-- GIVEN INSTRUCTION --
Extract, exactly and without pictures, every line from the one that includes "Reproduce this diagram with TikZ." through the final line of the material below.

=== GIVEN DATA ===

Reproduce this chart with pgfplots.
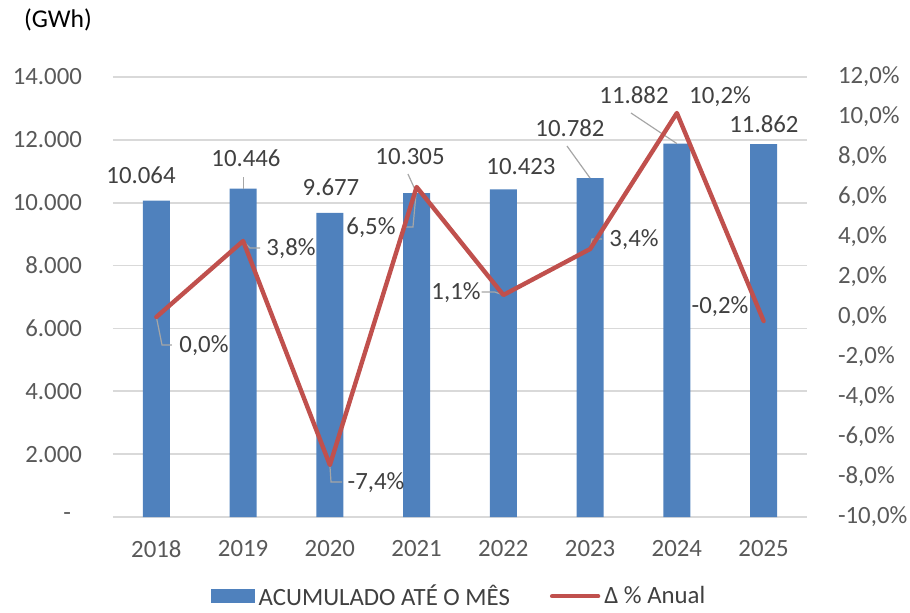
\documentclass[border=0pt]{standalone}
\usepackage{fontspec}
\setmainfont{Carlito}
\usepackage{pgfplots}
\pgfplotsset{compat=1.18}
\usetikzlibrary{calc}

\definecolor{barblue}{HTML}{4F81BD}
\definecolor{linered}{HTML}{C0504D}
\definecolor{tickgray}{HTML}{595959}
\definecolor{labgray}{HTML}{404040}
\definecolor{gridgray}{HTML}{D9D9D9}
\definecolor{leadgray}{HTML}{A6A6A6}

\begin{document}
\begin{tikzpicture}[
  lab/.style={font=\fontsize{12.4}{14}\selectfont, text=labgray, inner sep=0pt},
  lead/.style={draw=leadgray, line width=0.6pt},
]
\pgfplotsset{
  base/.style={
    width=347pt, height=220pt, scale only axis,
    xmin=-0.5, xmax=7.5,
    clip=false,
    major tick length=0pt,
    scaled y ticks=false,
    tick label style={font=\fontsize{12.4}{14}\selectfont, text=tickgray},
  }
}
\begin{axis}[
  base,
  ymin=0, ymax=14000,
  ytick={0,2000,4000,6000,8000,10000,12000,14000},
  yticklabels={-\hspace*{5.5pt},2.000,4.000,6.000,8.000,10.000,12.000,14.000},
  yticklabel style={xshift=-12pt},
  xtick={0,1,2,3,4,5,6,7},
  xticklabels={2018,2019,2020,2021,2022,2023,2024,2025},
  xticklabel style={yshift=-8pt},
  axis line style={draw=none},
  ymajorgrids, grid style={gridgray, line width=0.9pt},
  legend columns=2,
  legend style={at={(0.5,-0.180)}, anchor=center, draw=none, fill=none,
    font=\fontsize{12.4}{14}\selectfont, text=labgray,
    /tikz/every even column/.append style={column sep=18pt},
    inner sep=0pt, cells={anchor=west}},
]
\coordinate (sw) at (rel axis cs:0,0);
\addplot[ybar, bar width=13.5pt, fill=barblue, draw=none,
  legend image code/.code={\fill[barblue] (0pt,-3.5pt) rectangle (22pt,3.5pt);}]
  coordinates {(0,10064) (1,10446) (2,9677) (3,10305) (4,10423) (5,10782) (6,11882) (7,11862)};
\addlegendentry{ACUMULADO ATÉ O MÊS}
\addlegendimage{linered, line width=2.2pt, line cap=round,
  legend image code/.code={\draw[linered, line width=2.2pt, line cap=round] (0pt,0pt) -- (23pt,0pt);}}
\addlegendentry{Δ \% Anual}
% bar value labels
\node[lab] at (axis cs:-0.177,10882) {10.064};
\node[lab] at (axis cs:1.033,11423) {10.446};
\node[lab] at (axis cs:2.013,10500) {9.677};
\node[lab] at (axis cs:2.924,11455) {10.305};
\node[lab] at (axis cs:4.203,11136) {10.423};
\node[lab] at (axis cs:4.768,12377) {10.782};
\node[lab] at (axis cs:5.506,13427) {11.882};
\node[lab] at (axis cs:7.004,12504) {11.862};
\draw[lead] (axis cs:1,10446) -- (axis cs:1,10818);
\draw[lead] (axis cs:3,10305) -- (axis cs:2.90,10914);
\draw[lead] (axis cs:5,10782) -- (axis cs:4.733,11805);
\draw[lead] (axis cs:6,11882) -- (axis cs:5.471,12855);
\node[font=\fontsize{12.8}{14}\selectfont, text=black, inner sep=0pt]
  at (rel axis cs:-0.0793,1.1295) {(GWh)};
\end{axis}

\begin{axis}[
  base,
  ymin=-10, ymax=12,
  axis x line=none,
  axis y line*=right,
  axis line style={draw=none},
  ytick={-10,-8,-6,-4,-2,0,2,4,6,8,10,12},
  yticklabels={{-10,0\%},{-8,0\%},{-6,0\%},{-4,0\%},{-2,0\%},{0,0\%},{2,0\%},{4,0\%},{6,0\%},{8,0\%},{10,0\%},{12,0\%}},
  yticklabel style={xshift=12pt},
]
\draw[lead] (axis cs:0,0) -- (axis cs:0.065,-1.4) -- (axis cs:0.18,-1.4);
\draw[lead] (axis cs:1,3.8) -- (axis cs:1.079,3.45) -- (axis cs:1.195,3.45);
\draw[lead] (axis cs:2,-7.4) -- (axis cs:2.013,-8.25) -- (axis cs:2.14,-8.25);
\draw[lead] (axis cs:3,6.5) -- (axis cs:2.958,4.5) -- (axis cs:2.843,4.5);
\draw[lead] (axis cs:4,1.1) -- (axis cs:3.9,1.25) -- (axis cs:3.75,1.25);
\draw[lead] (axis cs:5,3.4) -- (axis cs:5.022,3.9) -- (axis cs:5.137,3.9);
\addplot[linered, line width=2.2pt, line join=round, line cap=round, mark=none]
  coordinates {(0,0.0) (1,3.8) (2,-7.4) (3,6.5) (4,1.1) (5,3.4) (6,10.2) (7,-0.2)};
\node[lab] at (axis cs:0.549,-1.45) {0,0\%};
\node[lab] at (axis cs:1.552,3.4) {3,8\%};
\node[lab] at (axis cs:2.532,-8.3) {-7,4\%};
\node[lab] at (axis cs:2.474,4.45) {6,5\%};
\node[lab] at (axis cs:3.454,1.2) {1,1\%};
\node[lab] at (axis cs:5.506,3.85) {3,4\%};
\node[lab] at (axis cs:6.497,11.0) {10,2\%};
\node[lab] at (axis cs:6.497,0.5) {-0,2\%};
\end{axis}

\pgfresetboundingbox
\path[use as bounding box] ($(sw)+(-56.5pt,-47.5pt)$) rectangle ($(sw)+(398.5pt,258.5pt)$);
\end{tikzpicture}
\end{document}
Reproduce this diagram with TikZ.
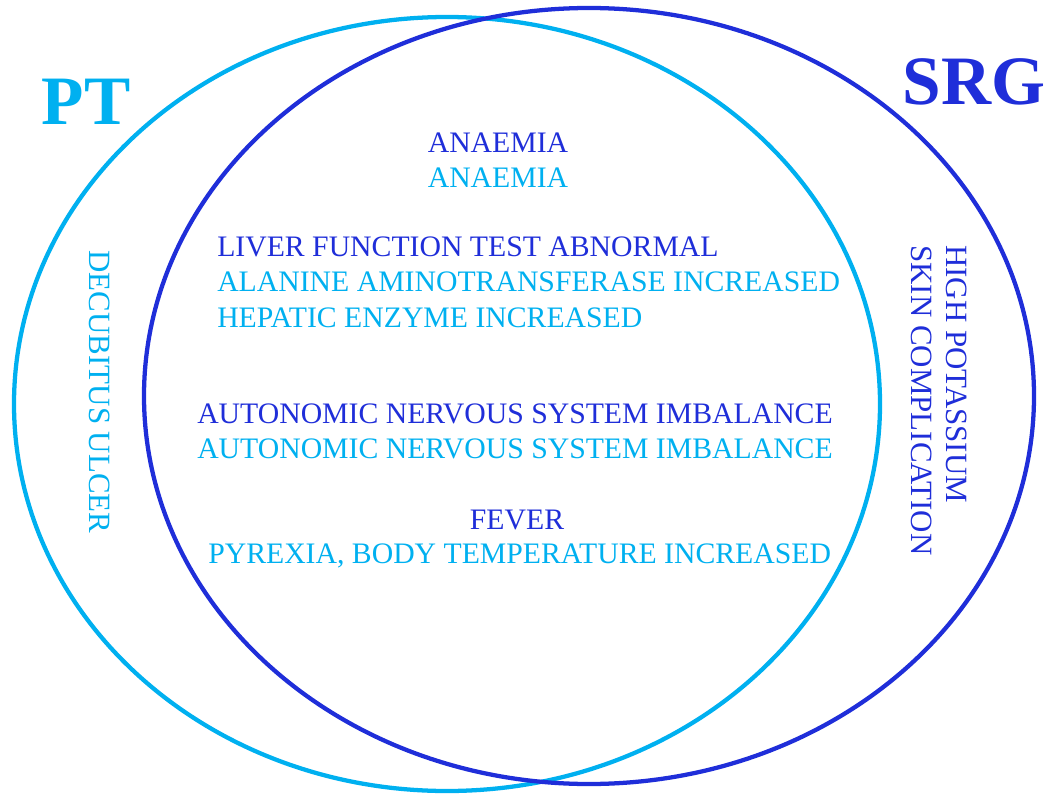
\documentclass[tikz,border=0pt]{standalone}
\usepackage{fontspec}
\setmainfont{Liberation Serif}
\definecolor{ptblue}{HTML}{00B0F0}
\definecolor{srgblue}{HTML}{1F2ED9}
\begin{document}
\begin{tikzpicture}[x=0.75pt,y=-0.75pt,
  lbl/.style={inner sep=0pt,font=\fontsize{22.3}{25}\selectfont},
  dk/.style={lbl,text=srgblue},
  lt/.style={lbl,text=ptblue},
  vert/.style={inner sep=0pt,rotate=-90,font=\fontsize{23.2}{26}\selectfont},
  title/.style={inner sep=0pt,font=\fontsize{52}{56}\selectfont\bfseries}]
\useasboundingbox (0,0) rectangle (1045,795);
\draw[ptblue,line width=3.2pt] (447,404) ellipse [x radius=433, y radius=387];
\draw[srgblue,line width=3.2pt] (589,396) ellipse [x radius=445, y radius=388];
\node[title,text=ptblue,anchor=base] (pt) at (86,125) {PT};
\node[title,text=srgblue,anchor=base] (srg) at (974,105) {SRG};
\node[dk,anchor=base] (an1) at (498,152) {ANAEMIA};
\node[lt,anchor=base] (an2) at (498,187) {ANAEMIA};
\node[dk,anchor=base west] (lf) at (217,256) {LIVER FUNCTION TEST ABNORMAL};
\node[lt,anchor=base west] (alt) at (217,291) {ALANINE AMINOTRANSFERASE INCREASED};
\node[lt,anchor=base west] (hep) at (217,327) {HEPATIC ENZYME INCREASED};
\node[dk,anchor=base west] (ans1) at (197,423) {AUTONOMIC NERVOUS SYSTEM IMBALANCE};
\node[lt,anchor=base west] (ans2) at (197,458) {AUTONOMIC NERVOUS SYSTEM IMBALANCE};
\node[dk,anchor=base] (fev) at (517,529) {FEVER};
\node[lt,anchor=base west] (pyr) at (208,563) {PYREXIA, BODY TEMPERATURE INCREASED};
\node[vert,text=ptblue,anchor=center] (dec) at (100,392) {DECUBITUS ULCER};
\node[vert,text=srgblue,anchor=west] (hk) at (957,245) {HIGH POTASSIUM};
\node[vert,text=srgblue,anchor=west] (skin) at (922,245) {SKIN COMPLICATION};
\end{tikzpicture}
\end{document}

===

-- TASK OUTPUT --
Reproduce this diagram with TikZ.
\documentclass[tikz,border=0pt]{standalone}
\usepackage{fontspec}
\setmainfont{Liberation Serif}
\definecolor{ptblue}{HTML}{00B0F0}
\definecolor{srgblue}{HTML}{1F2ED9}
\begin{document}
\begin{tikzpicture}[x=0.75pt,y=-0.75pt,
  lbl/.style={inner sep=0pt,font=\fontsize{22.3}{25}\selectfont},
  dk/.style={lbl,text=srgblue},
  lt/.style={lbl,text=ptblue},
  vert/.style={inner sep=0pt,rotate=-90,font=\fontsize{23.2}{26}\selectfont},
  title/.style={inner sep=0pt,font=\fontsize{52}{56}\selectfont\bfseries}]
\useasboundingbox (0,0) rectangle (1045,795);
\draw[ptblue,line width=3.2pt] (447,404) ellipse [x radius=433, y radius=387];
\draw[srgblue,line width=3.2pt] (589,396) ellipse [x radius=445, y radius=388];
\node[title,text=ptblue,anchor=base] (pt) at (86,125) {PT};
\node[title,text=srgblue,anchor=base] (srg) at (974,105) {SRG};
\node[dk,anchor=base] (an1) at (498,152) {ANAEMIA};
\node[lt,anchor=base] (an2) at (498,187) {ANAEMIA};
\node[dk,anchor=base west] (lf) at (217,256) {LIVER FUNCTION TEST ABNORMAL};
\node[lt,anchor=base west] (alt) at (217,291) {ALANINE AMINOTRANSFERASE INCREASED};
\node[lt,anchor=base west] (hep) at (217,327) {HEPATIC ENZYME INCREASED};
\node[dk,anchor=base west] (ans1) at (197,423) {AUTONOMIC NERVOUS SYSTEM IMBALANCE};
\node[lt,anchor=base west] (ans2) at (197,458) {AUTONOMIC NERVOUS SYSTEM IMBALANCE};
\node[dk,anchor=base] (fev) at (517,529) {FEVER};
\node[lt,anchor=base west] (pyr) at (208,563) {PYREXIA, BODY TEMPERATURE INCREASED};
\node[vert,text=ptblue,anchor=center] (dec) at (100,392) {DECUBITUS ULCER};
\node[vert,text=srgblue,anchor=west] (hk) at (957,245) {HIGH POTASSIUM};
\node[vert,text=srgblue,anchor=west] (skin) at (922,245) {SKIN COMPLICATION};
\end{tikzpicture}
\end{document}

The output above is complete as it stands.